§ **Problem**
Leave out any picture and return the remaining listing below exactly as given.

§ **Collected data**

*-*-*

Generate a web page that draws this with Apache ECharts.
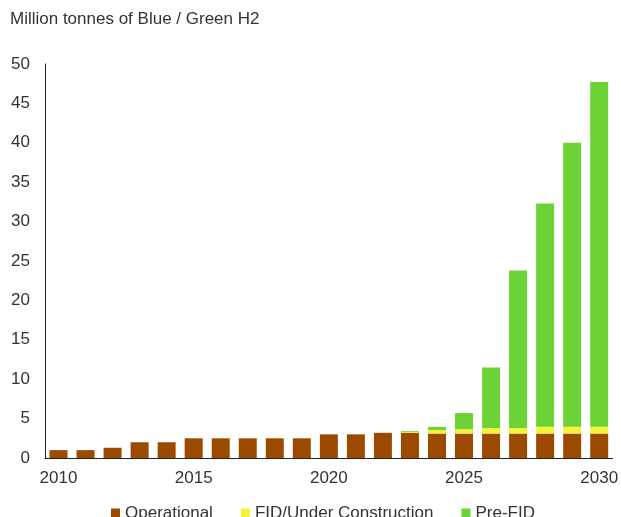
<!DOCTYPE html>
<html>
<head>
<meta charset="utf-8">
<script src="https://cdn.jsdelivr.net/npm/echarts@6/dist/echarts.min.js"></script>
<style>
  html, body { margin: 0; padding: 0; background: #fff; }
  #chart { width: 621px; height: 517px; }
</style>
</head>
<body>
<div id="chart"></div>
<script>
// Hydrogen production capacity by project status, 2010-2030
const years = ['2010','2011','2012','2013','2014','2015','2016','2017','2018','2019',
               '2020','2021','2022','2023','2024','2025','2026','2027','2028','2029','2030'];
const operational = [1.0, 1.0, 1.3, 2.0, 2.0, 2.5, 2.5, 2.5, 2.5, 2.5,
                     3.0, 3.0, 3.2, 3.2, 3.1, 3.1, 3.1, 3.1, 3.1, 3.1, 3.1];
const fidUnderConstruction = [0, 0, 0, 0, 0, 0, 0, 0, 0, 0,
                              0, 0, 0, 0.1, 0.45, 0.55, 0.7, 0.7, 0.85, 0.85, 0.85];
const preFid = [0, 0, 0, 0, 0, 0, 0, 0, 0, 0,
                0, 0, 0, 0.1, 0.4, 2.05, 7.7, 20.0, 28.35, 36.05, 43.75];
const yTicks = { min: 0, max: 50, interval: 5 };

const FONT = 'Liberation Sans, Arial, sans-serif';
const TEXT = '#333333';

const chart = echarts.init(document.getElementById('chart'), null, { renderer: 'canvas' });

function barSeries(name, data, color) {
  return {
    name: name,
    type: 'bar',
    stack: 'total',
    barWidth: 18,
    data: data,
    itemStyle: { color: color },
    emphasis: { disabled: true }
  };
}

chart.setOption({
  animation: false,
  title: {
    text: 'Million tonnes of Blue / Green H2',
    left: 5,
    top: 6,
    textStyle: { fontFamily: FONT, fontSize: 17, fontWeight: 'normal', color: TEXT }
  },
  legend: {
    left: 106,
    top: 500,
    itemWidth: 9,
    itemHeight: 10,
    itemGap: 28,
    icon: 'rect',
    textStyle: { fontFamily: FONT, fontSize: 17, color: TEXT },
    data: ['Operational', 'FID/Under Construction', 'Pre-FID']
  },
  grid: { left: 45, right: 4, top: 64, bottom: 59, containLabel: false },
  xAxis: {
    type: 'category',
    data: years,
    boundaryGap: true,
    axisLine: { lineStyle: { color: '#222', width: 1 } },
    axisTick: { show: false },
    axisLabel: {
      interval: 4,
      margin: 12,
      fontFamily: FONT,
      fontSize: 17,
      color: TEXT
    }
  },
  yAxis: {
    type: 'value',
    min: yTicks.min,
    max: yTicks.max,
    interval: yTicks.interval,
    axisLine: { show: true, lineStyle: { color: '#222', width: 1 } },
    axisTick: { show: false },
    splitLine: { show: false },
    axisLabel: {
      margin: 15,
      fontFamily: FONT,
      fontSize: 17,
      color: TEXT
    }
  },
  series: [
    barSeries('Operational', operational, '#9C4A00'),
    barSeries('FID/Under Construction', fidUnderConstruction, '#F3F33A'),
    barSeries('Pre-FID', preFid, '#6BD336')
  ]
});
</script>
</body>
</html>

*-*-*

§ **Solved exercise**
Generate a web page that draws this with Apache ECharts.
<!DOCTYPE html>
<html>
<head>
<meta charset="utf-8">
<script src="https://cdn.jsdelivr.net/npm/echarts@6/dist/echarts.min.js"></script>
<style>
  html, body { margin: 0; padding: 0; background: #fff; }
  #chart { width: 621px; height: 517px; }
</style>
</head>
<body>
<div id="chart"></div>
<script>
// Hydrogen production capacity by project status, 2010-2030
const years = ['2010','2011','2012','2013','2014','2015','2016','2017','2018','2019',
               '2020','2021','2022','2023','2024','2025','2026','2027','2028','2029','2030'];
const operational = [1.0, 1.0, 1.3, 2.0, 2.0, 2.5, 2.5, 2.5, 2.5, 2.5,
                     3.0, 3.0, 3.2, 3.2, 3.1, 3.1, 3.1, 3.1, 3.1, 3.1, 3.1];
const fidUnderConstruction = [0, 0, 0, 0, 0, 0, 0, 0, 0, 0,
                              0, 0, 0, 0.1, 0.45, 0.55, 0.7, 0.7, 0.85, 0.85, 0.85];
const preFid = [0, 0, 0, 0, 0, 0, 0, 0, 0, 0,
                0, 0, 0, 0.1, 0.4, 2.05, 7.7, 20.0, 28.35, 36.05, 43.75];
const yTicks = { min: 0, max: 50, interval: 5 };

const FONT = 'Liberation Sans, Arial, sans-serif';
const TEXT = '#333333';

const chart = echarts.init(document.getElementById('chart'), null, { renderer: 'canvas' });

function barSeries(name, data, color) {
  return {
    name: name,
    type: 'bar',
    stack: 'total',
    barWidth: 18,
    data: data,
    itemStyle: { color: color },
    emphasis: { disabled: true }
  };
}

chart.setOption({
  animation: false,
  title: {
    text: 'Million tonnes of Blue / Green H2',
    left: 5,
    top: 6,
    textStyle: { fontFamily: FONT, fontSize: 17, fontWeight: 'normal', color: TEXT }
  },
  legend: {
    left: 106,
    top: 500,
    itemWidth: 9,
    itemHeight: 10,
    itemGap: 28,
    icon: 'rect',
    textStyle: { fontFamily: FONT, fontSize: 17, color: TEXT },
    data: ['Operational', 'FID/Under Construction', 'Pre-FID']
  },
  grid: { left: 45, right: 4, top: 64, bottom: 59, containLabel: false },
  xAxis: {
    type: 'category',
    data: years,
    boundaryGap: true,
    axisLine: { lineStyle: { color: '#222', width: 1 } },
    axisTick: { show: false },
    axisLabel: {
      interval: 4,
      margin: 12,
      fontFamily: FONT,
      fontSize: 17,
      color: TEXT
    }
  },
  yAxis: {
    type: 'value',
    min: yTicks.min,
    max: yTicks.max,
    interval: yTicks.interval,
    axisLine: { show: true, lineStyle: { color: '#222', width: 1 } },
    axisTick: { show: false },
    splitLine: { show: false },
    axisLabel: {
      margin: 15,
      fontFamily: FONT,
      fontSize: 17,
      color: TEXT
    }
  },
  series: [
    barSeries('Operational', operational, '#9C4A00'),
    barSeries('FID/Under Construction', fidUnderConstruction, '#F3F33A'),
    barSeries('Pre-FID', preFid, '#6BD336')
  ]
});
</script>
</body>
</html>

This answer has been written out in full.